Récemment, des manifestations contre le tourisme de masse ont été abondamment couvertes par les grands médias. De Barcelone à Majorque, de Dubrovnik à Reykjavik en passant par Rome et Venise, ceux qui ne bénéficient pas directement de l’industrie touristique ne supportent plus les inconvénients quotidiens qu’ils subissent quand le nombre de visiteurs est tel que cela ressemble trop à une invasion.
Certes, les manifs les plus médiatisées étaient parfois le fait d’une poignée d’anarchistes à la recherche d’une vague justification idéologique à leur soif de vandalisme. Il n’en reste pas moins que les plaintes de ceux qui ne bénéficient pas du tourisme sont raisonnables. Les chiffres montrent que, dans les quartiers historiques des grandes villes touristiques d’Europe, la population permanente baisse au fur et à mesure que les appartements sont transformés en logements touristiques. Les résidents ont l’impression d’être expulsés par les envahisseurs avec valises à roulettes. Les prix augmentent, les cafés sont toujours bondés, les magasins de quartier se transforment en marchands de souvenirs, les transports publics sont pris d’assaut par des jeunes Canadiens et Australiens armés de gigantesques sac à dos, bref, on comprend le sentiment de raz-le-bol des résidants qui voient dans le tourisme de masse, plus d’inconvénients que de bénéfices. Si l’on ajoutait à cela les incivilités des fêtards bruyants et alcoolisés, on se demande pourquoi la « touristophobie » n’est pas encore plus répandue.
Face à la colère qui monte, ceux qui gouvernent (à différents paliers de gouvernement) se sont trop longtemps contentés de laisser tout entre les bonnes mains du marché. Selon l’idéologie dominante, le tourisme à l’échelle mondiale est une nécessité économique qui fait des gagnants et des perdants. Tant pis pour les perdants, mais on ne peut rien y faire. Pourtant, ceux qui rêvent d’un capitalisme mieux réglementé dans l’intérêt des peuples sont capables d’imaginer mille et une manières de faire en sorte que cette industrie soit avantageuse pour tous. Imaginons des solutions !

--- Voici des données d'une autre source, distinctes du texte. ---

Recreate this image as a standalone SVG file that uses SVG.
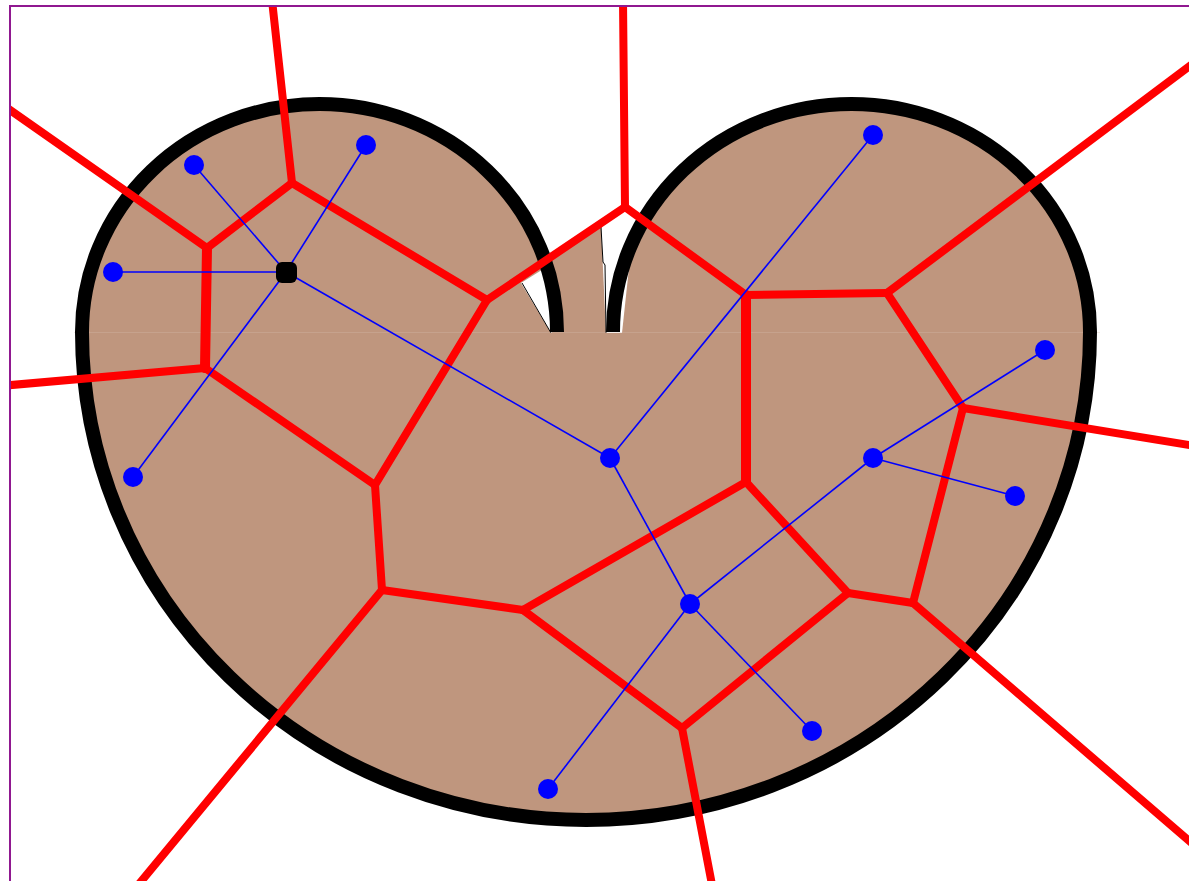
<svg xmlns="http://www.w3.org/2000/svg" width="1189" height="881" viewBox="0 0 1189 881">
<defs>
<clipPath id="frame"><rect x="10" y="6" width="1179" height="875"/></clipPath>
<style>
.red{stroke:#FF0000;stroke-width:8;fill:none;stroke-linecap:round;stroke-linejoin:round}
.redw{stroke:#FF0000;stroke-width:10;fill:none;stroke-linecap:round}
.blue{stroke:#0000FF;stroke-width:1.6;fill:none}
.site{fill:#0000FF}
.thin{stroke:#000;stroke-width:1;fill:none}
</style>
</defs>
<rect x="0" y="0" width="1189" height="881" fill="#FFFFFF"/>
<g id="shape">
<path d="M 82,332 A 237.5 228 0 0 1 557,332 L 613,332 A 238.5 228 0 0 1 1090,332 A 504 488 0 0 1 82,332 Z" fill="#BF967E"/>
<polygon points="535,268 604,221 606,333 555,333" fill="#BF967E"/>
<polygon points="521,283 545,268 552,333 551,333" fill="#FFFFFF"/>
<polygon points="601,226 635,212 622,333 606,333" fill="#FFFFFF"/>
<polyline class="thin" points="522,283 551,333"/>
<polyline class="thin" points="601,227 603,262 605,265 606,333"/>
<line x1="74" y1="332.5" x2="1100" y2="332.5" stroke="#D8C0B0" stroke-width="1" opacity="0.3"/>
<path d="M 557,332 A 237.5 228 0 0 0 82,332 A 504 488 0 0 0 1090,332 A 238.5 228 0 0 0 613,332" fill="none" stroke="#000000" stroke-width="14"/>
</g>
<g id="voronoi" clip-path="url(#frame)">
<line class="red" x1="272" y1="0" x2="292" y2="183"/>
<line class="red" x1="292" y1="183" x2="207" y2="248"/>
<line class="red" x1="292" y1="183" x2="487" y2="300"/>
<line class="red" x1="0" y1="103" x2="207" y2="248"/>
<line class="redw" x1="207" y1="248" x2="205" y2="368"/>
<line class="red" x1="0" y1="386" x2="205" y2="368"/>
<line class="red" x1="205" y1="368" x2="375" y2="485"/>
<line class="red" x1="487" y1="300" x2="375" y2="485"/>
<line class="red" x1="375" y1="485" x2="382" y2="590"/>
<line class="red" x1="487" y1="300" x2="625" y2="207"/>
<line class="red" x1="623" y1="0" x2="625" y2="207"/>
<line class="red" x1="625" y1="207" x2="746" y2="295"/>
<line class="red" x1="746" y1="295" x2="887" y2="293"/>
<line class="red" x1="887" y1="293" x2="1195" y2="62"/>
<line class="redw" x1="746" y1="295" x2="746" y2="482"/>
<line class="red" x1="887" y1="293" x2="963" y2="408"/>
<line class="red" x1="963" y1="408" x2="1195" y2="446"/>
<line class="red" x1="963" y1="408" x2="913" y2="603"/>
<line class="red" x1="913" y1="603" x2="1195" y2="846"/>
<line class="red" x1="913" y1="603" x2="848" y2="593"/>
<line class="red" x1="848" y1="593" x2="746" y2="482"/>
<line class="red" x1="848" y1="593" x2="682" y2="728"/>
<line class="red" x1="746" y1="482" x2="523" y2="610"/>
<line class="red" x1="523" y1="610" x2="382" y2="590"/>
<line class="red" x1="523" y1="610" x2="682" y2="728"/>
<line class="red" x1="682" y1="728" x2="713" y2="890"/>
<line class="red" x1="382" y1="590" x2="134" y2="890"/>
</g>
<g id="tree">
<line class="blue" x1="194" y1="165" x2="286" y2="272"/>
<line class="blue" x1="366" y1="145" x2="286" y2="272"/>
<line class="blue" x1="113" y1="272" x2="286" y2="272"/>
<line class="blue" x1="133" y1="477" x2="286" y2="272"/>
<line class="blue" x1="286" y1="272" x2="610" y2="458"/>
<line class="blue" x1="610" y1="458" x2="873" y2="135"/>
<line class="blue" x1="610" y1="458" x2="690" y2="604"/>
<line class="blue" x1="690" y1="604" x2="873" y2="458"/>
<line class="blue" x1="873" y1="458" x2="1045" y2="350"/>
<line class="blue" x1="873" y1="458" x2="1015" y2="496"/>
<line class="blue" x1="690" y1="604" x2="812" y2="731"/>
<line class="blue" x1="690" y1="604" x2="548" y2="789"/>
</g>
<g id="sites">
<circle class="site" cx="194" cy="165" r="10"/>
<circle class="site" cx="366" cy="145" r="10"/>
<circle class="site" cx="113" cy="272" r="10"/>
<circle class="site" cx="133" cy="477" r="10"/>
<circle class="site" cx="610" cy="458" r="10"/>
<circle class="site" cx="873" cy="135" r="10"/>
<circle class="site" cx="1045" cy="350" r="10"/>
<circle class="site" cx="873" cy="458" r="10"/>
<circle class="site" cx="1015" cy="496" r="10"/>
<circle class="site" cx="690" cy="604" r="10"/>
<circle class="site" cx="812" cy="731" r="10"/>
<circle class="site" cx="548" cy="789" r="10"/>
<rect id="root" x="276" y="262" width="21" height="21" rx="6" fill="#000000"/>
</g>
<g id="frame-border">
<path d="M 10,1000 L 10,6 L 1300,6" fill="none" stroke="#901890" stroke-width="2"/>
</g>
</svg>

On peut certainement mieux contrôler la prolifération d’appartements extraits du parc résidentiel par Airbnb. Berlin s’attaque au problème avec une efficacité toute germanique. On peut également imaginer une taxe sur les locations touristiques, qui servirait à financer des logements sociaux dans les quartiers historiques. De la même façon, les bateaux de croisière seraient mieux tolérés si leurs passagers étaient assujettis d’une taxe qui financerait des projets sociaux et culturels dans la ville visitée. En songeant aux bibliothèques vancouvéroises qui vous demandent de prouver que vous êtes résidant de la ville avant de vous accorder une carte de membre, je me suis mis à rêver d’un système semblable qui livrerait une carte d’accès prioritaire aux habitants de villes touristiques. Imaginez que, muni d’une telle carte, vous avez un accès prioritaire et bon marché aux musées et autre lieux culturels. Les touristes seraient alors vus comme étant ceux qui subventionnent votre vie culturelle et non plus comme des envahisseurs qui empoisonnent votre quotidien. On accepte depuis longtemps le concept de stationnement réservé aux riverains, alors, pourquoi ne pas étendre le concept à certains parcs et jardins publics. Une carte d’accès prioritaire permettrait aux gens d’un quartier touristique de franchir le portillon d’une partie d’un parc où ils pourraient jouer aux boules ou se reposer tranquillement sans devoir jouer des coudes avec une foule de touristes.
Certains ont déjà trouvé un moyen d’utiliser le tourisme au bénéfice de tous. C’est le cas de Civita Di Bagnoregio, petit village médiéval situé à 120 kilomètres au nord de Rome. Bâti sur un plateau miné par les glissements de terrain suite aux tremblements de terre, le village est en déclin depuis le seizième siècle. Son aspect n’a guère changé depuis le Moyen-Âge, et la longue passerelle qui permet d’y accéder n’est pas praticable pour les voitures. Inadapté au monde moderne, Civita semblait voué à une mort certaine. Des touristes s’y arrêtaient, jetaient un rapide coup d’œil aux vieilles ruines et repartaient aussitôt sans avoir dépensé un centime. Le maire a décidé de mettre un guichet à l’entrée de la passerelle d’accès et de faire payer chaque visiteurs de 3 à 5€ (selon la saison). Tous les médias d’Europe ont parlé de cette initiative. En quelques années, le nombre de visiteurs a été multiplié par 20 et ils ont tendance à rester plus longtemps et à s’intéresser aux bâtiments qu’ils contribuent à restaurer avec leurs billets d’entrée. Le village connaît maintenant le plein-emploi.
Quand le tourisme est utile à tous, il n’y a pas de « touristophobie ».